Esther, with no real Jewish education, nonetheless had a Jewish calling, first going to Vienna in the lead-up to World War II, where she served as a courier to exiled Austrian Jews in Czechoslovakia. She later makes aliyah (Irving helpfully translates this and other Hebrew terms to English) and appears to work for the Haganah and later Mossad in some unknown capacity. Esther's Jewish journey is one her adoptive family doesn't feel comfortable tackling, and Irving doesn't either, so we mostly hear the details in passing via the mailbox.

The book is both wildly preoccupied by Jewishness and antisemitism and completely uncomfortable with illustrating how either functions beyond some rote, inelegantly conveyed history lessons on Mandatory Palestine. It even recuses itself by disappearing Esther as she pursues her goal to be the best Jew possible, which makes you wonder why any of the Jewish meshugas is even there in the first place.

When, in the final stretch, the plot places an adult Jimmy in Jerusalem amid the Lebanese Civil War two characters, who seem sympathetic at first, collapse his empathy toward Palestinians by affirming the ugliest slander imaginable: The Arab population wants to wipe out all Jews, and indoctrinate their children to think the same.

"This is what Esther was protecting him from," Jimmy concludes, "the eternal conflict, the everlasting hatred."

To Irving, the Jewish condition is being hated, and not much else. It's a relief when he drops this theme, for about half the novel, to recount a zany sex plot in Vienna (it always waits for Irving's characters) where Jimmy befriends a German Shepherd named "Hard Rain" (for the Dylan song), and plots to "knock up" the lesbian partner of his roommate to dodge the draft in Vietnam.

Somewhere inside here is a reflection of the predicament of the biblical Queen Esther, whose tale provides an epigraph ("For we are sold, I and my people, to be destroyed, to be slain, and to perish").
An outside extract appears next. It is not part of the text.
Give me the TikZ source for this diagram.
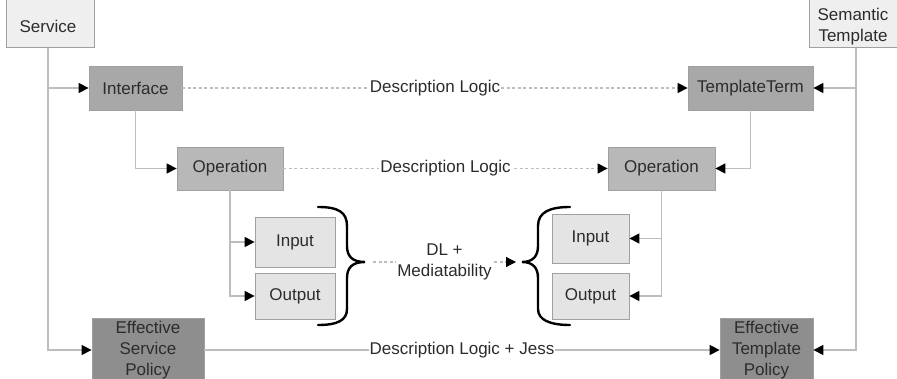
\documentclass[tikz,border=0pt]{standalone}
\usepackage{fontspec}
\setmainfont{Liberation Sans}
\usetikzlibrary{arrows.meta}

\definecolor{txtgrey}{HTML}{2C2C2C}
\definecolor{edgegrey}{HTML}{A0A0A0}
\definecolor{linkgrey}{HTML}{BDBDBD}
\definecolor{palefill}{HTML}{EFEFEF}
\definecolor{lightfill}{HTML}{E4E4E4}
\definecolor{midfill}{HTML}{B8B8B8}
\definecolor{darkfill}{HTML}{A8A8A8}
\definecolor{deepfill}{HTML}{8E8E8E}

\tikzset{
  box/.style={draw=edgegrey, line width=0.8pt, inner sep=2pt, align=center,
    text=txtgrey, font=\fontsize{17}{21}\selectfont},
  palebox/.style={box, fill=palefill},
  iobox/.style={box, fill=lightfill},
  opbox/.style={box, fill=midfill},
  topbox/.style={box, fill=darkfill},
  polbox/.style={box, fill=deepfill},
  txt/.style={align=center, text=txtgrey, font=\fontsize{17}{21}\selectfont},
  lbl/.style={txt, fill=white, inner sep=1pt},
  tip/.style={-{Triangle[length=10pt,width=10pt,black]}},
  link/.style={draw=linkgrey, line width=1.3pt},
  arr/.style={link, tip},
  dl/.style={draw=linkgrey, line width=1.2pt, dash pattern=on 3pt off 2.5pt, tip},
  bracepath/.style={draw=black, line width=2.4pt, line cap=round}
}

\begin{document}
\begin{tikzpicture}[x=1pt, y=-1pt]
  \useasboundingbox (0,0) rectangle (897,379);
  \clip (0,0) rectangle (897,379);

  % top-level entries, partly outside the frame
  \node[palebox, minimum width=88pt, minimum height=60pt, anchor=south east] (svc) at (95,48) {};
  \node[txt] (svclabel) at (48,26) {Service};
  \node[palebox, minimum width=92pt, minimum height=60pt, anchor=south west] (st) at (809,48) {};
  \node[txt] (stlabel) at (853,26.5) {Semantic\\Template};
  \coordinate (svcbot) at (48,48);
  \coordinate (stbot) at (856,48);

  % interface level
  \node[topbox, minimum width=93pt, minimum height=44pt] (if) at (135.5,88) {Interface};
  \node[topbox, minimum width=125pt, minimum height=44pt] (tt) at (750.5,88) {TemplateTerm};

  % operation level
  \node[opbox, minimum width=106pt, minimum height=43pt] (opl) at (230,168.5) {Operation};
  \node[opbox, minimum width=107pt, minimum height=43pt] (opr) at (661.5,168.5) {Operation};

  % inputs and outputs
  \node[iobox, minimum width=80pt, minimum height=50pt] (inl) at (295,242) {Input};
  \node[iobox, minimum width=80pt, minimum height=46pt] (outl) at (295,296) {Output};
  \node[iobox, minimum width=77pt, minimum height=49pt] (inr) at (590.5,238.5) {Input};
  \node[iobox, minimum width=77pt, minimum height=46pt] (outr) at (590.5,296) {Output};

  % policies
  \node[polbox, minimum width=112pt, minimum height=64pt] (esp) at (148,350) {Effective\\Service\\Policy};
  \node[polbox, minimum width=93pt, minimum height=64pt] (etp) at (766.5,350) {Effective\\Template\\Policy};

  % hierarchy on the service side
  \draw[arr] (svcbot) |- (if.west);
  \draw[arr] (svcbot) |- (esp.west);
  \draw[arr] (if.south) |- (opl.west);
  \draw[arr] (opl.south) |- (inl.west);
  \draw[arr] (opl.south) |- (outl.west);

  % hierarchy on the template side
  \draw[arr] (stbot) |- (tt.east);
  \draw[arr] (stbot) |- (etp.east);
  \draw[arr] (tt.south) |- (opr.east);
  \draw[arr] (opr.south) |- (inr.east);
  \draw[arr] (opr.south) |- (outr.east);

  % matching relations
  \draw[dl] (if.east) -- node[lbl] (dl1) {Description Logic} (tt.west);
  \draw[dl] (opl.east) -- node[lbl] (dl2) {Description Logic} (opr.west);
  \draw[arr] (esp.east) -- node[lbl] (dl3) {Description Logic + Jess} (etp.west);

  % braces grouping inputs and outputs
  \coordinate (lbt) at (365,262);
  \coordinate (rbt) at (522,262);
  \draw[bracepath] (318,207) .. controls (338,207) and (347,212) .. (347,226)
    -- (347,246) .. controls (347,256) and (352,262) .. (lbt)
    .. controls (352,262) and (347,268) .. (347,278)
    -- (347,309) .. controls (347,320) and (338,325) .. (318,325);
  \draw[bracepath] (570,207) .. controls (550,207) and (538,212) .. (538,226)
    -- (538,246) .. controls (538,256) and (533,262) .. (rbt)
    .. controls (533,262) and (538,268) .. (538,278)
    -- (538,309) .. controls (538,320) and (550,325) .. (570,325);

  \coordinate (mstart) at (373,262);
  \coordinate (mend) at (516,262);
  \draw[dl] (mstart) -- node[lbl, pos=0.5] (dlm) {DL +\\Mediatability} (mend);
\end{tikzpicture}
\end{document}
Like Jimmy, Esther had a Jewishness she had to suppress in order to function as a secret advocate for her people. Only Jimmy is told to ignore his heritage -- not just the Jewish parts, but the Mayflower pedigree of his adoptive family. That this may come as a loss is dutifully acknowledged, but a bit beside the point.

With regard to Esther herself, Irving's read of the Megillah is misguided, opting to see her namesake as "wreaking vengeance on Haman." The Winslows call her an "Old Testament girl," and Irving seems to think most of that book boils down to "kill-or-be-killed" talion law.

Many critiques I can level at the novel are already voiced within it.

At various points the book points to Esther's "vagueness" saying it's as if she "lived in the background, like peripheral characters in a novel" Later Jimmy states there is "something more mythical than actual about Esther. Like a literary character," with the mysterious loss of her arm seeming more "symbolic than real." Pretty much. Pointing this out doesn't make up for her deficiencies as a character. The fact that her name means "hidden" is hardly an excuse for obscuring nearly everything about her.

Where the Book of Esther is lean, cogent and contains nothing extraneous, Queen Esther is flabby and unfocused. Jimmy's grandfather, Thomas, an English teacher with a love for Victorian fiction, insists "real life isn't plotted like a novel." This novel isn't either.

But Thomas, a Boston Brahmin just out of place in smalltown New Hampshire, also offers some sage words when it comes to Esther. Whenever the family's concerned for her undefined escapades in Europe or the new State of Israel, he reminds them "Jewish business is her business, not ours."

If only Irving was canny enough to keep out of it too.